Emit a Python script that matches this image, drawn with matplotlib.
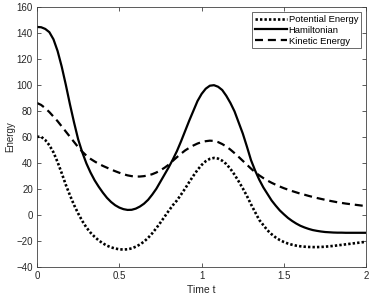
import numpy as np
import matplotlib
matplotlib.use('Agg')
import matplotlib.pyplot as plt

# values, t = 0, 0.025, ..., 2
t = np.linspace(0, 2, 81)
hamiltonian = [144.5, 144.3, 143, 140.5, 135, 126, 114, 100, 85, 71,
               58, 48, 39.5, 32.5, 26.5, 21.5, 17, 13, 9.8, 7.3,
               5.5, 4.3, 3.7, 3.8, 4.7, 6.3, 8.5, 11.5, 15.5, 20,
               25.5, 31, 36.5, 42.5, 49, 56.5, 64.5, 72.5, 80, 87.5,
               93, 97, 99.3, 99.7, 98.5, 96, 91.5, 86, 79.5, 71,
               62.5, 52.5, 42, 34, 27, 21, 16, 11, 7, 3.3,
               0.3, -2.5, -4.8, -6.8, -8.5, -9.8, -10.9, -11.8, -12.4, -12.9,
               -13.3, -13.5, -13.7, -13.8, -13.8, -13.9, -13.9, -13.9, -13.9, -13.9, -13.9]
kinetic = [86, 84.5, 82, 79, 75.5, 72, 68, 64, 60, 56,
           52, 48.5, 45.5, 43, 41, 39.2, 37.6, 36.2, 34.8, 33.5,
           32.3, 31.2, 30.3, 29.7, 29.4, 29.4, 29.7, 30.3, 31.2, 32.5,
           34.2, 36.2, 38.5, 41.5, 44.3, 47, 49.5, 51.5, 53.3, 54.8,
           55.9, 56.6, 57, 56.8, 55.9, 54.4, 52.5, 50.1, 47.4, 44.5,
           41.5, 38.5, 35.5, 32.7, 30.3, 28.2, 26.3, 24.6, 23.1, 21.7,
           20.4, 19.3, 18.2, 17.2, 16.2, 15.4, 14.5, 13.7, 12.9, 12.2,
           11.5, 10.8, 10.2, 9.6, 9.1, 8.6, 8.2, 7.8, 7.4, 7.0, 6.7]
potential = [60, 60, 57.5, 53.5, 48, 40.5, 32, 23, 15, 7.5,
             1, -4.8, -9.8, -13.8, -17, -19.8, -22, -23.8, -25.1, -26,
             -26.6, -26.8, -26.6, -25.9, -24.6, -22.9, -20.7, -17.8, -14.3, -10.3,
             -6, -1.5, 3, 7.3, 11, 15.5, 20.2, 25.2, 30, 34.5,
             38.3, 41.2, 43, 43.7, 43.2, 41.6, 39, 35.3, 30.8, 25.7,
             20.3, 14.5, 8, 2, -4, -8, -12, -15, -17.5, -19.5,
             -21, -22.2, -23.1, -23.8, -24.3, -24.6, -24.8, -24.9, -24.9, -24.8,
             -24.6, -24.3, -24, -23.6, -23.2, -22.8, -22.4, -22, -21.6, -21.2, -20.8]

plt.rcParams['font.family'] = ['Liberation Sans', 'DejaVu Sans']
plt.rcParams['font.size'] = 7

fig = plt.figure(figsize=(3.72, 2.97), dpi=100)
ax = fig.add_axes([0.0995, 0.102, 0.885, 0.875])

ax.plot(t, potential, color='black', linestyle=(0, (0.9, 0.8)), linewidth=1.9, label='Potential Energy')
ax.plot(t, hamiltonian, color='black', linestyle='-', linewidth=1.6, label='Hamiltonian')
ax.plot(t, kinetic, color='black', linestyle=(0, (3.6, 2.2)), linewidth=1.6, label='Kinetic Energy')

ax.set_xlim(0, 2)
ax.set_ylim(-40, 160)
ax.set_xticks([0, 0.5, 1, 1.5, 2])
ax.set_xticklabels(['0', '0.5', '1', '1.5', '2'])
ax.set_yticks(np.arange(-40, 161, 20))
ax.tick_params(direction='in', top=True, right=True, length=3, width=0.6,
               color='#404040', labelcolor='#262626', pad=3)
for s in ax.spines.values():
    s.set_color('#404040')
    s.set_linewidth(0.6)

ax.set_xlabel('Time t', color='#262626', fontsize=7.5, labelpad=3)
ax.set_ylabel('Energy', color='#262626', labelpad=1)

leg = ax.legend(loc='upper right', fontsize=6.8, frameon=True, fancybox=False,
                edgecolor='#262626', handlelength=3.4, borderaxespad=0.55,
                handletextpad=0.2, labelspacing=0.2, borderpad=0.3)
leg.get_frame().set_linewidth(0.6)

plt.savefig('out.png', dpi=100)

--

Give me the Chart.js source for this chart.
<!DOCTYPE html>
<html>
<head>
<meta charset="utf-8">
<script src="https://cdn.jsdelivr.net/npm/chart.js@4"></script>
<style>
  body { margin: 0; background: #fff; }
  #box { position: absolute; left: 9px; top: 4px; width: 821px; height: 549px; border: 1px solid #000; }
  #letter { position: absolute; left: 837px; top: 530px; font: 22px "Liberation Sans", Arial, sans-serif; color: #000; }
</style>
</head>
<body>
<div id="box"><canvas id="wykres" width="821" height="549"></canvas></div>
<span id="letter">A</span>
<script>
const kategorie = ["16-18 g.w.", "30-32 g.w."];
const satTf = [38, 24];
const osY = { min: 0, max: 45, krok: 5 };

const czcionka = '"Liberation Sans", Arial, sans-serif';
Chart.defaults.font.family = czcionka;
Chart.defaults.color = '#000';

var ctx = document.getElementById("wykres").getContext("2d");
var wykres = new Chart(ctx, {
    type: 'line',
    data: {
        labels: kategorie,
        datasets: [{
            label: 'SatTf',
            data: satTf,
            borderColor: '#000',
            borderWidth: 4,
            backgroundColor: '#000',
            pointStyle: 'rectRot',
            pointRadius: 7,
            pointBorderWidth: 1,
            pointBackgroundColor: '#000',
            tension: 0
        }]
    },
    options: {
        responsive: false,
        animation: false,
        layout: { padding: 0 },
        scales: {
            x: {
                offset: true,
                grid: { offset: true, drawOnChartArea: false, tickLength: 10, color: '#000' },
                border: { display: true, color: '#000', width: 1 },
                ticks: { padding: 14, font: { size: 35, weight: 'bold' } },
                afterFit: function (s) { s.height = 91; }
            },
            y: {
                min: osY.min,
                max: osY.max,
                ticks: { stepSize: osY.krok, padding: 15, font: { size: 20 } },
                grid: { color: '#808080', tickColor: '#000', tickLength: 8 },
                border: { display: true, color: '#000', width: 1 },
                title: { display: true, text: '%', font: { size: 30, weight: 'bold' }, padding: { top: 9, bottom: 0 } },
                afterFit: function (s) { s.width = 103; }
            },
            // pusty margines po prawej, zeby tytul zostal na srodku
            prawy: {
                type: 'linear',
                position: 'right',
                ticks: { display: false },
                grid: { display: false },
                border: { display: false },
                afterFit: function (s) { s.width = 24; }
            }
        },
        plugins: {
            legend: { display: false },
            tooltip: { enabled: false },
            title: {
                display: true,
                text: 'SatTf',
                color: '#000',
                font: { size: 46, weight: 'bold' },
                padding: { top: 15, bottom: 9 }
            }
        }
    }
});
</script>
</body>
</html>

*Exercise objective*:
Above are the records. Print exactly the lines from the one containing "Emit a Python" to the one containing "import matplotlib.pyplot as plt", both included, and nothing else; pictures are excluded.

*Answer for this exercise*:
Emit a Python script that matches this image, drawn with matplotlib.
import numpy as np
import matplotlib
matplotlib.use('Agg')
import matplotlib.pyplot as plt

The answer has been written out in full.